“Will you tell me my fault, frankly as to yourself, for I had rather wince, than die. Men do not call the surgeon to commend the bone, but to set it, Sir.”
Emily Dickinson to mentor Thomas Wentworth Higginson
I have been thinking a great deal about editing this last week. My story has had its requisite six weeks in a metaphorical drawer and now I am writing with the door open (see Stephen King’s marvellous ‘On Writing‘).
It makes me anxious.
I am fortunate enough to be working with a well-established editor with a great reputation. As a relative beginner, that both helps and worries me. Honesty makes me admit I am shy of letting anyone see what a hash I’ve made on my own. I’m back at school, covering up my misspellings, crossings-out and rubber smudges.
I’ve been advised to focus on what children will respond to most, to plunge the reader straight into a key event, so they know immediately something that I had held back.. This bothers me: I want to shy away from showing my ‘best bit’ too soon, I want to lead up to that ‘ta-daah’ moment. Perhaps I think I can’t follow the reveal, that I will have spent all my dramatic capital.

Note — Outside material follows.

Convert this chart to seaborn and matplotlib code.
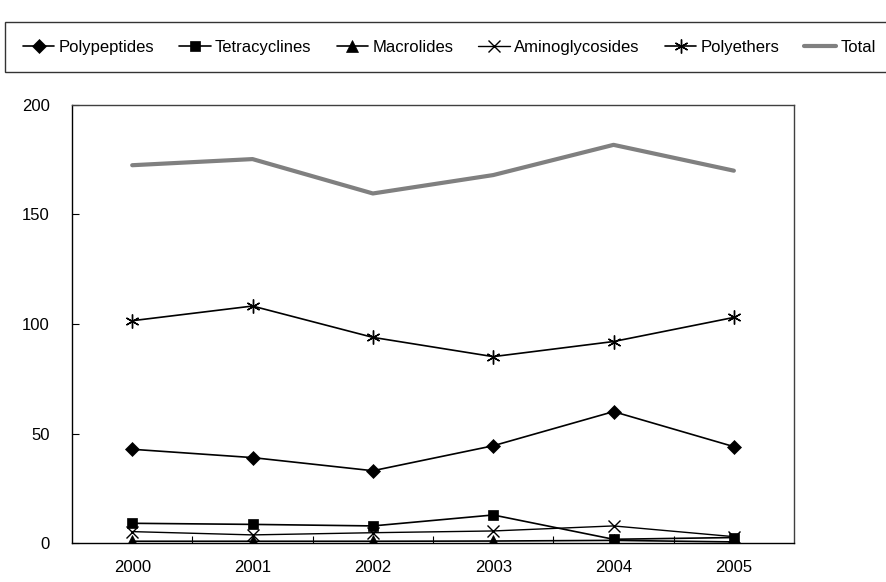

Also I worry that the reader won’t have had time to get to know Georgiana. Why should they care about her and her strange powers over stone if they haven’t spent time with her to begin with?
In my more dismal moments, I imagine my romping girl morphing into a Lara Croft form, albeit in Regency costume. She becomes a figure in a game-play, dodging over the rooftops of Selchester, whom the reader inhabits but doesn’t engage with.
But I fret that I could end up with a story with too much action, too much attention to design detail (I do know the City-on-the-Sea awfully well) and too many special effects – and not enough depth. I see it with layers, like those cut-away drawings of what’s beneath your feet – can I convey those layers and keep the narrative drive?
My more sensible side says listen to the industry professional, go with what is suggested and trust you can do it. You’re most likely to be imagining half of these concerns. And after all, it’s much better to be published and be read than not.
The upshot of all this wibbling* has been to make me think really hard about my non-negotiables. I made myself jot down which aspects of the original draft were essential from memory – to see what sticks. These are the core DNA of Georgiana’s story, but I have to accept that someone else might know better how to bring it out into the world. After all, midwives know more than first-time mothers about birth.
Does anyone care to share their advice with me on this process?
* I am indebted to Jon Mayhew for this delightful word.